9. The method of claim 1 wherein the Discovery Search Frontend is a graphical user interface (GUI).

10. A dynamic search result permission checking system configured for permission checking on data of an enterprise content management system, the system comprising:

a computer processor;

one or more file shares of the content management system configured to store one or more original documents;

a content management system module configured to communicate with the file share of the content management system;

an analytics module;

a visualizer module configured to provide output and visualization of crawled data; and

an analytics engine, in communication with the content management system module and the visualizer and analytics modules, the analytics engine configured to: receive search instructions from a user from a Discovery Search Frontend; send a request for a permission filter to the system; check a search index of the Analytics Engine of the system and retrieve results from one or more associated data source; perform a search until an end condition is met; perform one or more permission calls until all unfiltered results have been checked; return permission-filtered search results to Discovery Search Frontend; display the filtered search results to the user;

wherein the system is configured to search an index built from content from one or multiple source repositories, and only display results for which the user has sufficient permissions at source to view.

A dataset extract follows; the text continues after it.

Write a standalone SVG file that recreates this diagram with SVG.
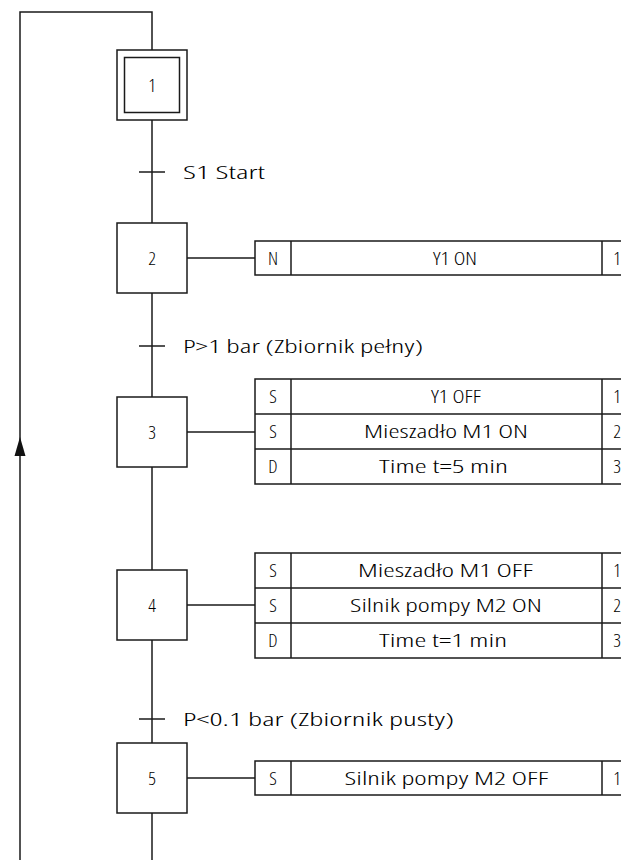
<svg xmlns="http://www.w3.org/2000/svg" width="621" height="860" viewBox="0 0 621 860">
<defs>
<style>
.ln{stroke:#1a1a1a;stroke-width:1.5;fill:none}
.bx{stroke:#1a1a1a;stroke-width:1.5;fill:#fff}
.t{font-family:"Open Sans","Liberation Sans",Arial,sans-serif;font-weight:300;font-stretch:75%;font-size:19px;fill:#000}
.c{text-anchor:middle}
</style>
</defs>
<rect width="621" height="860" fill="#fff"/>
<g id="connectors">
<polyline class="ln" points="20,860 20,12 152,12 152,50"/>
<path d="M20,437 L25.5,456 L14.5,456 Z" fill="#111"/>
<line class="ln" x1="152" y1="120" x2="152" y2="223"/>
<line class="ln" x1="152" y1="293" x2="152" y2="397"/>
<line class="ln" x1="152" y1="467" x2="152" y2="570"/>
<line class="ln" x1="152" y1="640" x2="152" y2="743"/>
<line class="ln" x1="152" y1="813" x2="152" y2="860"/>
<line class="ln" x1="187" y1="258" x2="255" y2="258"/>
<line class="ln" x1="187" y1="432" x2="255" y2="432"/>
<line class="ln" x1="187" y1="605" x2="255" y2="605"/>
<line class="ln" x1="187" y1="778" x2="255" y2="778"/>
</g>
<g id="t1">
<line class="ln" x1="139" y1="172" x2="165" y2="172"/>
<text class="t" x="183" y="179" textLength="82" lengthAdjust="spacingAndGlyphs">S1 Start</text>
</g>
<g id="t2">
<line class="ln" x1="139" y1="346" x2="165" y2="346"/>
<text class="t" x="183" y="353" textLength="240" lengthAdjust="spacingAndGlyphs">P&gt;1 bar (Zbiornik pełny)</text>
</g>
<g id="t4">
<line class="ln" x1="139" y1="719" x2="165" y2="719"/>
<text class="t" x="183" y="726" textLength="271" lengthAdjust="spacingAndGlyphs">P&lt;0.1 bar (Zbiornik pusty)</text>
</g>
<g id="step1">
<rect class="bx" x="117" y="50" width="70" height="70"/>
<rect class="bx" x="124.5" y="57.5" width="55" height="55"/>
<text class="t c" x="152" y="92">1</text>
</g>
<g id="step2">
<rect class="bx" x="117" y="223" width="70" height="70"/>
<text class="t c" x="152" y="265">2</text>
</g>
<g id="step3">
<rect class="bx" x="117" y="397" width="70" height="70"/>
<text class="t c" x="152" y="439">3</text>
</g>
<g id="step4">
<rect class="bx" x="117" y="570" width="70" height="70"/>
<text class="t c" x="152" y="612">4</text>
</g>
<g id="step5">
<rect class="bx" x="117" y="743" width="70" height="70"/>
<text class="t c" x="152" y="785">5</text>
</g>
<g id="action2">
<rect class="bx" x="255" y="241" width="400" height="34"/>
<line class="ln" x1="291" y1="241" x2="291" y2="275"/>
<line class="ln" x1="602" y1="241" x2="602" y2="275"/>
<text class="t c" x="273" y="265">N</text>
<text class="t c" x="455" y="265" textLength="44" lengthAdjust="spacingAndGlyphs">Y1 ON</text>
<text class="t c" x="617" y="265">1</text>
</g>
<g id="action3">
<rect class="bx" x="255" y="379" width="400" height="105"/>
<line class="ln" x1="255" y1="414" x2="655" y2="414"/>
<line class="ln" x1="255" y1="449" x2="655" y2="449"/>
<line class="ln" x1="291" y1="379" x2="291" y2="484"/>
<line class="ln" x1="602" y1="379" x2="602" y2="484"/>
<text class="t c" x="273" y="403">S</text>
<text class="t c" x="456" y="403" textLength="50" lengthAdjust="spacingAndGlyphs">Y1 OFF</text>
<text class="t c" x="617" y="403">1</text>
<text class="t c" x="273" y="438">S</text>
<text class="t c" x="446" y="438" textLength="164" lengthAdjust="spacingAndGlyphs">Mieszadło M1 ON</text>
<text class="t c" x="617" y="438">2</text>
<text class="t c" x="273" y="473">D</text>
<text class="t c" x="443.5" y="473" textLength="129" lengthAdjust="spacingAndGlyphs">Time t=5 min</text>
<text class="t c" x="617" y="473">3</text>
</g>
<g id="action4">
<rect class="bx" x="255" y="553" width="400" height="105"/>
<line class="ln" x1="255" y1="588" x2="655" y2="588"/>
<line class="ln" x1="255" y1="623" x2="655" y2="623"/>
<line class="ln" x1="291" y1="553" x2="291" y2="658"/>
<line class="ln" x1="602" y1="553" x2="602" y2="658"/>
<text class="t c" x="273" y="577">S</text>
<text class="t c" x="445.5" y="577" textLength="175" lengthAdjust="spacingAndGlyphs">Mieszadło M1 OFF</text>
<text class="t c" x="617" y="577">1</text>
<text class="t c" x="273" y="612">S</text>
<text class="t c" x="446" y="612" textLength="192" lengthAdjust="spacingAndGlyphs">Silnik pompy M2 ON</text>
<text class="t c" x="617" y="612">2</text>
<text class="t c" x="273" y="647">D</text>
<text class="t c" x="443" y="647" textLength="128" lengthAdjust="spacingAndGlyphs">Time t=1 min</text>
<text class="t c" x="617" y="647">3</text>
</g>
<g id="action5">
<rect class="bx" x="255" y="761" width="400" height="34"/>
<line class="ln" x1="291" y1="761" x2="291" y2="795"/>
<line class="ln" x1="602" y1="761" x2="602" y2="795"/>
<text class="t c" x="273" y="785">S</text>
<text class="t c" x="446.5" y="785" textLength="204" lengthAdjust="spacingAndGlyphs">Silnik pompy M2 OFF</text>
<text class="t c" x="617" y="785">1</text>
</g>
</svg>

11. The system of claim 10 wherein the end condition further comprises returning a set of results, reaching the maximum number of permission checks or a timeout.

12. The system of claim 10 wherein returning the set of results further comprises requesting the next page of unfiltered results and returning this to the user.

13. The system of claim 10 further comprising the step of performing one or more permission calls until all unfiltered results have been checked further comprising the system asynchronously checking permissions for each group against the appropriate data source and returning the permission information.

14. The system of claim 10 further comprising the step of ungrouping permission-checked results back into the original sort order.

15. The system of claim 10 wherein the user credentials are validated “on the fly”, such that these checks are performant across a multiple of possible back-end repositories sequentially or simultaneously.

16. The system of claim 10 wherein the resultant search results from the Index are sourced from disparate repositories, the repositories having unique permission structures to view individual items.

17. The system of claim 10 further comprising the step of handling permissions in multiple repositories in a secure and performant fashion in order to only display search results that the end-user is allowed to view based on source system permissions.

18. The system of claim 10 wherein the Discovery Search Frontend is a graphical user interface (GUI).